• Exercise: Below are some entries. Transcribe the lines from the one holding "Recreate this image" to the one holding "0.99, 1.0, 1.0];", inclusive, but not the pictures among them.

• Records shown:
━━━━━━━━━━━━━━━━━━━━
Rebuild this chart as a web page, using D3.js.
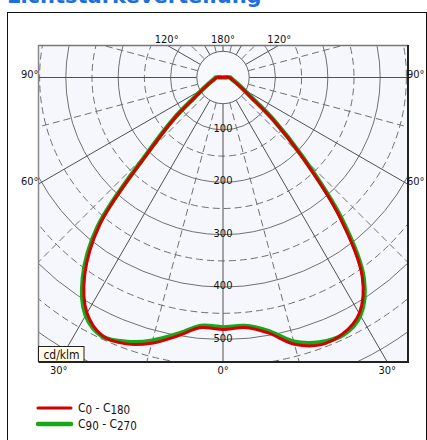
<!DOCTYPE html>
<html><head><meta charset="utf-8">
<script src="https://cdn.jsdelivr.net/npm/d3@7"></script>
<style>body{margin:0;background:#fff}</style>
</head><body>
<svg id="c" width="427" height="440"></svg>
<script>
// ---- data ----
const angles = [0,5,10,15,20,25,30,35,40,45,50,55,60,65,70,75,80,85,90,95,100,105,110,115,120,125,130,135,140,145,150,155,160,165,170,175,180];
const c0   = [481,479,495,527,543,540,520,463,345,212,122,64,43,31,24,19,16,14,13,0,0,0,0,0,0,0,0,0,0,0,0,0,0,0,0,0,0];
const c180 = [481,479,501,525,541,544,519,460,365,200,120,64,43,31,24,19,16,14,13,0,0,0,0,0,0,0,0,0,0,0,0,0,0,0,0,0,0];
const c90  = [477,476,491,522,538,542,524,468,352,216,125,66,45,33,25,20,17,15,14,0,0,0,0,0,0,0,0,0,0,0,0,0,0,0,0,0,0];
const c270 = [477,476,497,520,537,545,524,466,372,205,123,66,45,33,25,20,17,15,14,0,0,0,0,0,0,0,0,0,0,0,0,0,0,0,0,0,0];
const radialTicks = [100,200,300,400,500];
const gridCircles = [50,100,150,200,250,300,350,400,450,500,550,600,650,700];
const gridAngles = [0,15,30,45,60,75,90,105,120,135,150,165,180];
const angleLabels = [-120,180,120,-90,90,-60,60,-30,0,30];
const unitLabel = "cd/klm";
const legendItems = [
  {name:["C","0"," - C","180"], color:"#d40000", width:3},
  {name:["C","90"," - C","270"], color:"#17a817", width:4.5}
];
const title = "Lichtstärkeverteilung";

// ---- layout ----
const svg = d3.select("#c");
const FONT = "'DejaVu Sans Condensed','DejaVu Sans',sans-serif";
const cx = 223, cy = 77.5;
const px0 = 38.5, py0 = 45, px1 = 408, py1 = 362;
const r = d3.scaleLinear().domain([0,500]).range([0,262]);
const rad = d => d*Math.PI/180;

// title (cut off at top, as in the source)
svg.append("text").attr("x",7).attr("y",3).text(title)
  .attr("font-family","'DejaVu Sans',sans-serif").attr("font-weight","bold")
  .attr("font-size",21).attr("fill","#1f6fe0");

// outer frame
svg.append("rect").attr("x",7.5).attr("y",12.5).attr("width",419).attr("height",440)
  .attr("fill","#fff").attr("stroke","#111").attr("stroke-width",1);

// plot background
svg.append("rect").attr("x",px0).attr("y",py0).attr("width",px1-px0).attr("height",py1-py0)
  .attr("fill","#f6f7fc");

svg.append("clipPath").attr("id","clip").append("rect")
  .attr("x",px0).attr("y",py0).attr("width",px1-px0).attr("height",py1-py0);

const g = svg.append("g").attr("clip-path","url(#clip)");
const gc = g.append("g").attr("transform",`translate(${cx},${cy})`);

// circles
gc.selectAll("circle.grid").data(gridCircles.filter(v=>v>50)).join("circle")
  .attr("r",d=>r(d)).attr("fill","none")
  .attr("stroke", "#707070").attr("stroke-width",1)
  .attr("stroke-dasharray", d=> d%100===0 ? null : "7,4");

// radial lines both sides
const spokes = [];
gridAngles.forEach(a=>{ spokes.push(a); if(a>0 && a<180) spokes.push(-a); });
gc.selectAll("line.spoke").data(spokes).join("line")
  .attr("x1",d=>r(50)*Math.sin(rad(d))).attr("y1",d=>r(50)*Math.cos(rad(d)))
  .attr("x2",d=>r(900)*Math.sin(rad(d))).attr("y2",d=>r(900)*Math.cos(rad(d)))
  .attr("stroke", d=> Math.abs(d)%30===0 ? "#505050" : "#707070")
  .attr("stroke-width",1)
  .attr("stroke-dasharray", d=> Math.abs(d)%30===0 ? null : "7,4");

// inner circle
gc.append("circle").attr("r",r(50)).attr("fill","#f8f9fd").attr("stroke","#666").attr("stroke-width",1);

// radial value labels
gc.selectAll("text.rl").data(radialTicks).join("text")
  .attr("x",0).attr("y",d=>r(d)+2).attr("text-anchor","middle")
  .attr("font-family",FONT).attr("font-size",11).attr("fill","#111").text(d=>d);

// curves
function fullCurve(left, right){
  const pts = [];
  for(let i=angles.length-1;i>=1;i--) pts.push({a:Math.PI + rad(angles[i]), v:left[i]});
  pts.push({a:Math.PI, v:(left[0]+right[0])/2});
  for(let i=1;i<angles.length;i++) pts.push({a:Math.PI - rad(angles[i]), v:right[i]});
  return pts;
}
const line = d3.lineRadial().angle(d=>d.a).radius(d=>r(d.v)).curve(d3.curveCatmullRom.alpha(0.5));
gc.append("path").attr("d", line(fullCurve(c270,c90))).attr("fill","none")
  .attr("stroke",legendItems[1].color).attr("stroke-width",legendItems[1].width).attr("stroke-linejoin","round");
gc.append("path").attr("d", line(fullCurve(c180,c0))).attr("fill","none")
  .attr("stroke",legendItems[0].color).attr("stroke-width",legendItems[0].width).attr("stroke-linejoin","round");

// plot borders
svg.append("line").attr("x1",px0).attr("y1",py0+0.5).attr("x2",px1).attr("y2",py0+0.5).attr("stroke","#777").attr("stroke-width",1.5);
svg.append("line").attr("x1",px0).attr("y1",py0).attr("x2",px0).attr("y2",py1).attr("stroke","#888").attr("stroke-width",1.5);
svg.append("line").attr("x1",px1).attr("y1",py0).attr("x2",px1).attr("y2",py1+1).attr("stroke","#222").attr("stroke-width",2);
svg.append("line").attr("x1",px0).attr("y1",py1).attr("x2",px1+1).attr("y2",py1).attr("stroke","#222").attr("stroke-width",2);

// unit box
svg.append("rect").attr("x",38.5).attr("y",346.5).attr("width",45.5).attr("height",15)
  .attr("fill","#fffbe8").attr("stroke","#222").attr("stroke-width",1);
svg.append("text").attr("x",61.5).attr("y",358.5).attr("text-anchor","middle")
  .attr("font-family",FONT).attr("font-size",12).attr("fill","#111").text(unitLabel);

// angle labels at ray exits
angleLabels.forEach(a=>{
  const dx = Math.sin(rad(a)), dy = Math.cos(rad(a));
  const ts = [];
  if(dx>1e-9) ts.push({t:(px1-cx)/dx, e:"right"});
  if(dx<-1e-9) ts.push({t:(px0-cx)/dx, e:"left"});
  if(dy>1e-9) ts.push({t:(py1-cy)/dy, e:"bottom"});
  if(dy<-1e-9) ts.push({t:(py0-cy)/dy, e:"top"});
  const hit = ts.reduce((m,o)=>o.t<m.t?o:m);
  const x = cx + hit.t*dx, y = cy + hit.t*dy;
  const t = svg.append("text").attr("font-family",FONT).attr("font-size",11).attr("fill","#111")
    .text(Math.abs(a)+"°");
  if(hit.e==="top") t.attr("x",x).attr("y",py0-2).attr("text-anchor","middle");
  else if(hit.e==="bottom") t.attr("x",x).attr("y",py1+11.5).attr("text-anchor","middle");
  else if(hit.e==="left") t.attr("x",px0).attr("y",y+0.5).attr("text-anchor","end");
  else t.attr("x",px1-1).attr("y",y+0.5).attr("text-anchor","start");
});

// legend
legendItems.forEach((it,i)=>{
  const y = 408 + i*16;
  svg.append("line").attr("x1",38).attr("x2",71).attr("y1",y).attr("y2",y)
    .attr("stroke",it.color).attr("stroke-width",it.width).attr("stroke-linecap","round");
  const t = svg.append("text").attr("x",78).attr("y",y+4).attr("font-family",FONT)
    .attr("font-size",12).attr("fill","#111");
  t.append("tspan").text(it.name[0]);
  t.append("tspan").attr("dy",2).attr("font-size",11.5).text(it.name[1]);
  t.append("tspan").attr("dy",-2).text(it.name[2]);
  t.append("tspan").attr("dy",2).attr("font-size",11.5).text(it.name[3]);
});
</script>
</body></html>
━━━━━━━━━━━━━━━━━━━━
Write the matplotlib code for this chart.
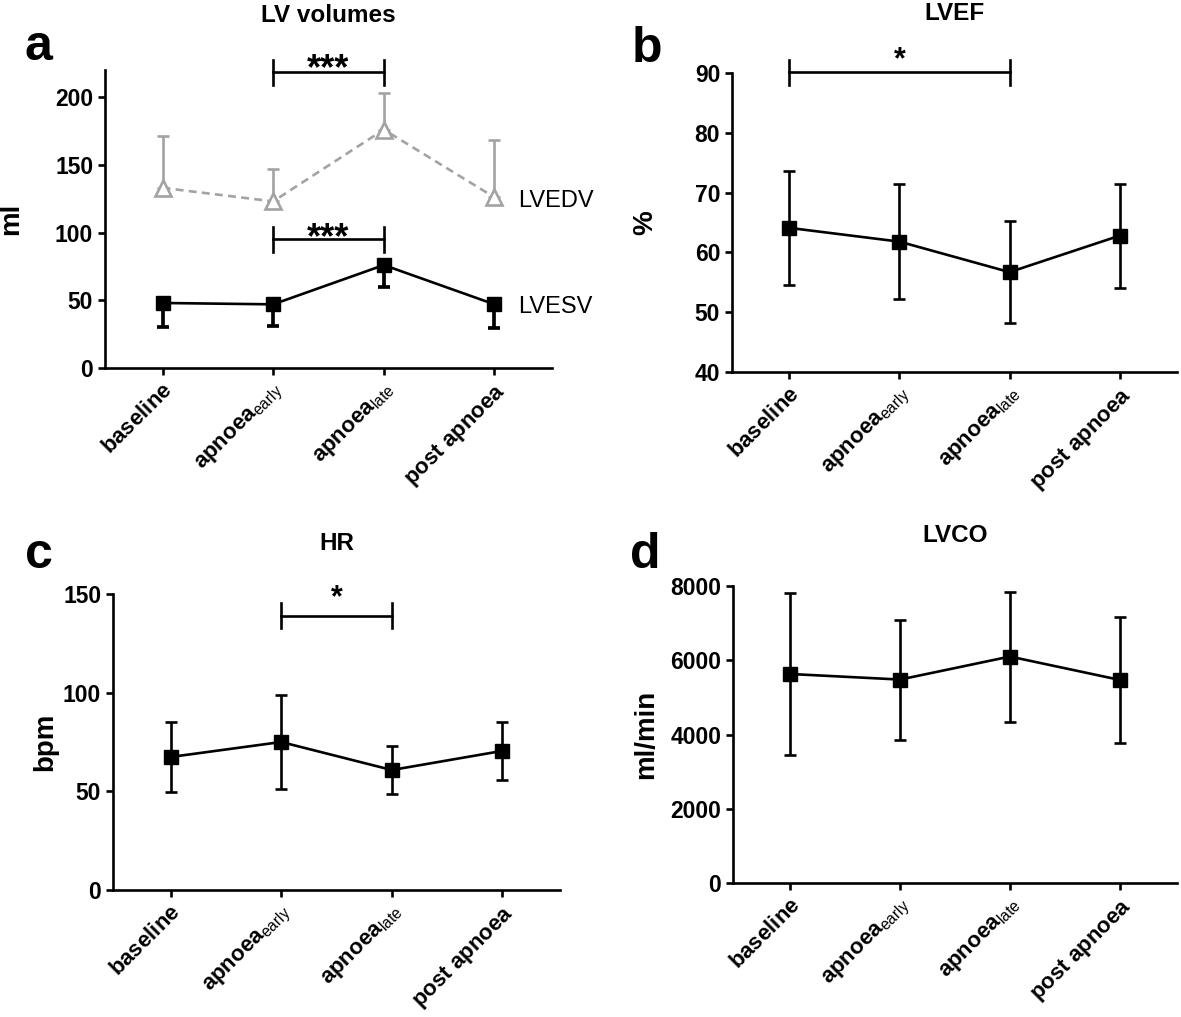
━━━━━━━━━━━━━━━━━━━━
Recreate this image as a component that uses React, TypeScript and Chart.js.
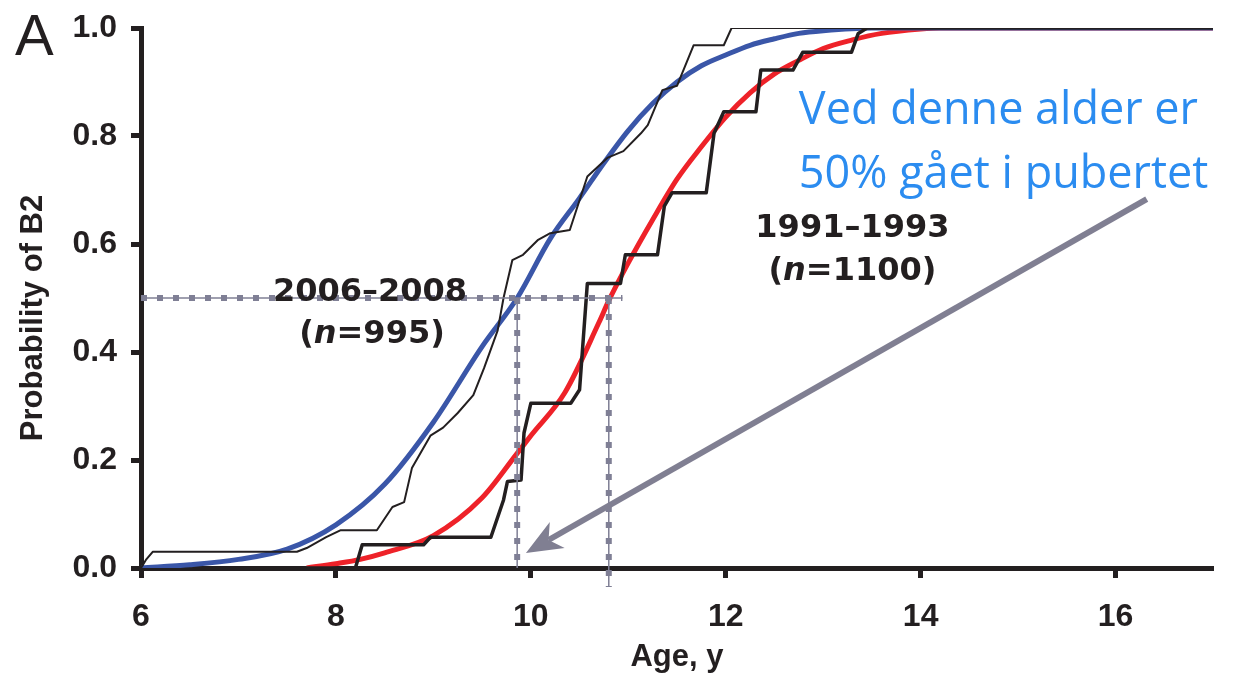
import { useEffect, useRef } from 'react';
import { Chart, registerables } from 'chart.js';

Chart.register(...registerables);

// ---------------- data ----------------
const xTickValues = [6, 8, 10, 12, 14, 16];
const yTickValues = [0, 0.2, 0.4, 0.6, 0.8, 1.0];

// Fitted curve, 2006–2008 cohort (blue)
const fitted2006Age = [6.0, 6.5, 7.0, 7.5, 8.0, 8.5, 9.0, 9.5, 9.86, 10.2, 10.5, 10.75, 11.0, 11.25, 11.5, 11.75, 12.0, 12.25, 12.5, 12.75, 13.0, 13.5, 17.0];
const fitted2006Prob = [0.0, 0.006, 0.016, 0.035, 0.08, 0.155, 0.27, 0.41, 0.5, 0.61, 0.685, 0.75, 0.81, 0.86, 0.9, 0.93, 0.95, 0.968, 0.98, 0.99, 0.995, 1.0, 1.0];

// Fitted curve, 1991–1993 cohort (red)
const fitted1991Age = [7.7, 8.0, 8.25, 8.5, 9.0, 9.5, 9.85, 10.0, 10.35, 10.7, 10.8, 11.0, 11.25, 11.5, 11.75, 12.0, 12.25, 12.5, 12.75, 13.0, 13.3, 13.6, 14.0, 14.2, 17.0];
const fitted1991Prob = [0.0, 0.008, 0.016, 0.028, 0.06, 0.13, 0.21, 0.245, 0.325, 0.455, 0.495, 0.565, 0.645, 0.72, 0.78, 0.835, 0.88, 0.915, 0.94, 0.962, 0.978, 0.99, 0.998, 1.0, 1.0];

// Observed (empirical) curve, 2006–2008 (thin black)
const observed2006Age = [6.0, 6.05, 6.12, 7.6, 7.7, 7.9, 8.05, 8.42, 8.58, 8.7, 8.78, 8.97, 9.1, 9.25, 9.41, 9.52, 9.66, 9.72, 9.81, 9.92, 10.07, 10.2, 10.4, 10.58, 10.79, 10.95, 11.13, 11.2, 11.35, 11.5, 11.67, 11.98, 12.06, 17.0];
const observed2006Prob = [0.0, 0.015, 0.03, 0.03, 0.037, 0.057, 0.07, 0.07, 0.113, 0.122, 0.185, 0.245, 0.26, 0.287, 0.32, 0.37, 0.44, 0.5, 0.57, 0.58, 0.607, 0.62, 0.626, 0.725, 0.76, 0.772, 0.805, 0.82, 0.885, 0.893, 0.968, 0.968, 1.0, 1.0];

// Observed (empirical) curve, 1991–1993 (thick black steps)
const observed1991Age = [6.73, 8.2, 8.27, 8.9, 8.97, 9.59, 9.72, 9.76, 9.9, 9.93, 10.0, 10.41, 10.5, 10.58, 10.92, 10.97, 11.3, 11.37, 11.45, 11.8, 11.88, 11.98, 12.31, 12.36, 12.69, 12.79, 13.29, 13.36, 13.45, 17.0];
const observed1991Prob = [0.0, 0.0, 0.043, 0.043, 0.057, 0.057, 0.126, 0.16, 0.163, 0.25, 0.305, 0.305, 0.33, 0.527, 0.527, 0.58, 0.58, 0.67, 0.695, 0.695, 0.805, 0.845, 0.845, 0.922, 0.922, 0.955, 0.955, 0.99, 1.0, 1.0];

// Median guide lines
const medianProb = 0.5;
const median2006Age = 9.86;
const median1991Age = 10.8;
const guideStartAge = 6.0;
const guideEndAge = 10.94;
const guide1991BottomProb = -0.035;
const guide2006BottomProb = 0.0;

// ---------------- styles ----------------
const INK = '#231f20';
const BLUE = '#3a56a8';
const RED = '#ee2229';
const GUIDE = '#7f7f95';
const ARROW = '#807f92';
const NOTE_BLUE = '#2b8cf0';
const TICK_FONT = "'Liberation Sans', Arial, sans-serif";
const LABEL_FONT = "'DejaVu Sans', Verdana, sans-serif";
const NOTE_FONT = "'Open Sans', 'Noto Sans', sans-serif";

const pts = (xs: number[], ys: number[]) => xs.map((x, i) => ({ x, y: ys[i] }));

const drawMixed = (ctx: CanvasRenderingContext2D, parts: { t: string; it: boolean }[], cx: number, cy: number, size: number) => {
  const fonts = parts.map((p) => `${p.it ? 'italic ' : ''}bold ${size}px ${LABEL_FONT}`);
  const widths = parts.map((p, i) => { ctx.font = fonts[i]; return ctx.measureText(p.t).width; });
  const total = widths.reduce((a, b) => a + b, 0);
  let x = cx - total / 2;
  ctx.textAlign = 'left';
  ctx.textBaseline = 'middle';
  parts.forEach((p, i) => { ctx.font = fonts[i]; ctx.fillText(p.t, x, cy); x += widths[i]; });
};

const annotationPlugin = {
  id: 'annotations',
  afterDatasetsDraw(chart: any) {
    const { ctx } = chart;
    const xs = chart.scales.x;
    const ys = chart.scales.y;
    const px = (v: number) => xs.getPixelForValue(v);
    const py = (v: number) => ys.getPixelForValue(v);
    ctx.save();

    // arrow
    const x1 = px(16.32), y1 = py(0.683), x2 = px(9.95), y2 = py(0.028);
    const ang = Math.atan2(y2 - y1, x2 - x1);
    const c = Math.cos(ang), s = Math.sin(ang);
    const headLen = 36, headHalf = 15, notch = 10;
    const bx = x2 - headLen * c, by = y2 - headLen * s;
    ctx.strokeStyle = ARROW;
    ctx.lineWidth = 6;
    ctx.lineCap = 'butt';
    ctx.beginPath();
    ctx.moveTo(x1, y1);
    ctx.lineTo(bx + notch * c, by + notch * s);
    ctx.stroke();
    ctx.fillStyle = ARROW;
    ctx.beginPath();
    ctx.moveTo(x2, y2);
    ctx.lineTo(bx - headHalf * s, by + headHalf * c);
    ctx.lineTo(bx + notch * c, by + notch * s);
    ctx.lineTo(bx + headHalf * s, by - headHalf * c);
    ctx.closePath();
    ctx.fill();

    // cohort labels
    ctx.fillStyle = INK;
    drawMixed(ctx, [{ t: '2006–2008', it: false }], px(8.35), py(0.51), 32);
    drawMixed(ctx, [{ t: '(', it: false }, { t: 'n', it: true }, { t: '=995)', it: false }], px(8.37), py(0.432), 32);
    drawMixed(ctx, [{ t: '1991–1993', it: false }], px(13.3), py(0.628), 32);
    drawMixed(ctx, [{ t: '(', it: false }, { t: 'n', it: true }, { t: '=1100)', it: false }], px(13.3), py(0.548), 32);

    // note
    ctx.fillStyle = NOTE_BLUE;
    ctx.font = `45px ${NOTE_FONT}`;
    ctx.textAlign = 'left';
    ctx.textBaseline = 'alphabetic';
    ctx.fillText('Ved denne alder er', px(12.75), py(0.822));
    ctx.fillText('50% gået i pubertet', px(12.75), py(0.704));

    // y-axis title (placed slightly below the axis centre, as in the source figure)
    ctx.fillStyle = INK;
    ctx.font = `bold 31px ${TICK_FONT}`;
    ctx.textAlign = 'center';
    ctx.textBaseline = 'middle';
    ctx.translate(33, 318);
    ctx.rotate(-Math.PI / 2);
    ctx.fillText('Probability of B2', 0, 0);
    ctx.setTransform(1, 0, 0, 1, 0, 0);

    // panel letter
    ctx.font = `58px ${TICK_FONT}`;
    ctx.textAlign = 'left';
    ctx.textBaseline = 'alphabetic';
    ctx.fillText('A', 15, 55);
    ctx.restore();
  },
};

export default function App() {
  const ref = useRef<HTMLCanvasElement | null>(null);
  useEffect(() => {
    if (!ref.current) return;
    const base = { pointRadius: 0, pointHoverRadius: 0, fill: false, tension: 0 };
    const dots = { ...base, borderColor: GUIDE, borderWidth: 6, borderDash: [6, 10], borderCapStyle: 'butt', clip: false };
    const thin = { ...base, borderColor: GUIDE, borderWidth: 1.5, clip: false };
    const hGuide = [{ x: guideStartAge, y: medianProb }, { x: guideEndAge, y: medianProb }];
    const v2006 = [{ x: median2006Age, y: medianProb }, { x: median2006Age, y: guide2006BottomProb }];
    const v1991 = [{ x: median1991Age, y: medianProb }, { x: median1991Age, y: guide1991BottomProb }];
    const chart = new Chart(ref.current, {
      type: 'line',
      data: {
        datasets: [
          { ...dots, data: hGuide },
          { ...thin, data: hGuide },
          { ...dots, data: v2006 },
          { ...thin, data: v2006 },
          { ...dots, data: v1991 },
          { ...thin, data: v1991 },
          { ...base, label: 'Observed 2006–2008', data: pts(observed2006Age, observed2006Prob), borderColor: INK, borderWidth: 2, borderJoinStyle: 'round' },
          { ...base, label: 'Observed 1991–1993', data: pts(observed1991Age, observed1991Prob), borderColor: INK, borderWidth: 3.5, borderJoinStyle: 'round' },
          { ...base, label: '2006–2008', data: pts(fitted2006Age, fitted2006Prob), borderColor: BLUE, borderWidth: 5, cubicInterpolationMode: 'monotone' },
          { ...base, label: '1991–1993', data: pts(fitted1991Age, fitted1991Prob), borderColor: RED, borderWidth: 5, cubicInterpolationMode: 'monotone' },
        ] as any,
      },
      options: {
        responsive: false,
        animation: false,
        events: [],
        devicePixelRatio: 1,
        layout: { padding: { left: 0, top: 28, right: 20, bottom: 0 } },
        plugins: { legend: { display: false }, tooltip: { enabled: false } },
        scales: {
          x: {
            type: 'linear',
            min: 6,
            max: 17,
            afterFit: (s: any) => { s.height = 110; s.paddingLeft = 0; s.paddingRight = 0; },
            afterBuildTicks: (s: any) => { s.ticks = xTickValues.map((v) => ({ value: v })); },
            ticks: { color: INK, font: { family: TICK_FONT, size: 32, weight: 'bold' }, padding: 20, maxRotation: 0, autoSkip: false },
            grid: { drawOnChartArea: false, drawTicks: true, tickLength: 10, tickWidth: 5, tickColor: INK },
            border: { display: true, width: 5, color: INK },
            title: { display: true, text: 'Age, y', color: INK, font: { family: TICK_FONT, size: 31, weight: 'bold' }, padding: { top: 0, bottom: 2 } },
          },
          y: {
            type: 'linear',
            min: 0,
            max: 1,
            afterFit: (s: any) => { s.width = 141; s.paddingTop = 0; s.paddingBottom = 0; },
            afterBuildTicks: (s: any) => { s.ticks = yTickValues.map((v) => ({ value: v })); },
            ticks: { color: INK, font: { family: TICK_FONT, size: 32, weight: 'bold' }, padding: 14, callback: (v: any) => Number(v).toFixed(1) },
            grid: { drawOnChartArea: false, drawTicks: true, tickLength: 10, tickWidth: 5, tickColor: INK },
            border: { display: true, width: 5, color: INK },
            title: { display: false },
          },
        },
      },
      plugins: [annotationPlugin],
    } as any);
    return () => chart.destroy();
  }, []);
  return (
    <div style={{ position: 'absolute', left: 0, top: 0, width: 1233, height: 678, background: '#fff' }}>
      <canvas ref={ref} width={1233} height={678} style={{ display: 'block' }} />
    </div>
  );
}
━━━━━━━━━━━━━━━━━━━━
• Response:
Recreate this image as a component that uses React, TypeScript and Chart.js.
import { useEffect, useRef } from 'react';
import { Chart, registerables } from 'chart.js';

Chart.register(...registerables);

// ---------------- data ----------------
const xTickValues = [6, 8, 10, 12, 14, 16];
const yTickValues = [0, 0.2, 0.4, 0.6, 0.8, 1.0];

// Fitted curve, 2006–2008 cohort (blue)
const fitted2006Age = [6.0, 6.5, 7.0, 7.5, 8.0, 8.5, 9.0, 9.5, 9.86, 10.2, 10.5, 10.75, 11.0, 11.25, 11.5, 11.75, 12.0, 12.25, 12.5, 12.75, 13.0, 13.5, 17.0];
const fitted2006Prob = [0.0, 0.006, 0.016, 0.035, 0.08, 0.155, 0.27, 0.41, 0.5, 0.61, 0.685, 0.75, 0.81, 0.86, 0.9, 0.93, 0.95, 0.968, 0.98, 0.99, 0.995, 1.0, 1.0];

// Fitted curve, 1991–1993 cohort (red)
const fitted1991Age = [7.7, 8.0, 8.25, 8.5, 9.0, 9.5, 9.85, 10.0, 10.35, 10.7, 10.8, 11.0, 11.25, 11.5, 11.75, 12.0, 12.25, 12.5, 12.75, 13.0, 13.3, 13.6, 14.0, 14.2, 17.0];
const fitted1991Prob = [0.0, 0.008, 0.016, 0.028, 0.06, 0.13, 0.21, 0.245, 0.325, 0.455, 0.495, 0.565, 0.645, 0.72, 0.78, 0.835, 0.88, 0.915, 0.94, 0.962, 0.978, 0.99, 0.998, 1.0, 1.0];

// Observed (empirical) curve, 2006–2008 (thin black)
const observed2006Age = [6.0, 6.05, 6.12, 7.6, 7.7, 7.9, 8.05, 8.42, 8.58, 8.7, 8.78, 8.97, 9.1, 9.25, 9.41, 9.52, 9.66, 9.72, 9.81, 9.92, 10.07, 10.2, 10.4, 10.58, 10.79, 10.95, 11.13, 11.2, 11.35, 11.5, 11.67, 11.98, 12.06, 17.0];
const observed2006Prob = [0.0, 0.015, 0.03, 0.03, 0.037, 0.057, 0.07, 0.07, 0.113, 0.122, 0.185, 0.245, 0.26, 0.287, 0.32, 0.37, 0.44, 0.5, 0.57, 0.58, 0.607, 0.62, 0.626, 0.725, 0.76, 0.772, 0.805, 0.82, 0.885, 0.893, 0.968, 0.968, 1.0, 1.0];

// Observed (empirical) curve, 1991–1993 (thick black steps)
const observed1991Age = [6.73, 8.2, 8.27, 8.9, 8.97, 9.59, 9.72, 9.76, 9.9, 9.93, 10.0, 10.41, 10.5, 10.58, 10.92, 10.97, 11.3, 11.37, 11.45, 11.8, 11.88, 11.98, 12.31, 12.36, 12.69, 12.79, 13.29, 13.36, 13.45, 17.0];
const observed1991Prob = [0.0, 0.0, 0.043, 0.043, 0.057, 0.057, 0.126, 0.16, 0.163, 0.25, 0.305, 0.305, 0.33, 0.527, 0.527, 0.58, 0.58, 0.67, 0.695, 0.695, 0.805, 0.845, 0.845, 0.922, 0.922, 0.955, 0.955, 0.99, 1.0, 1.0];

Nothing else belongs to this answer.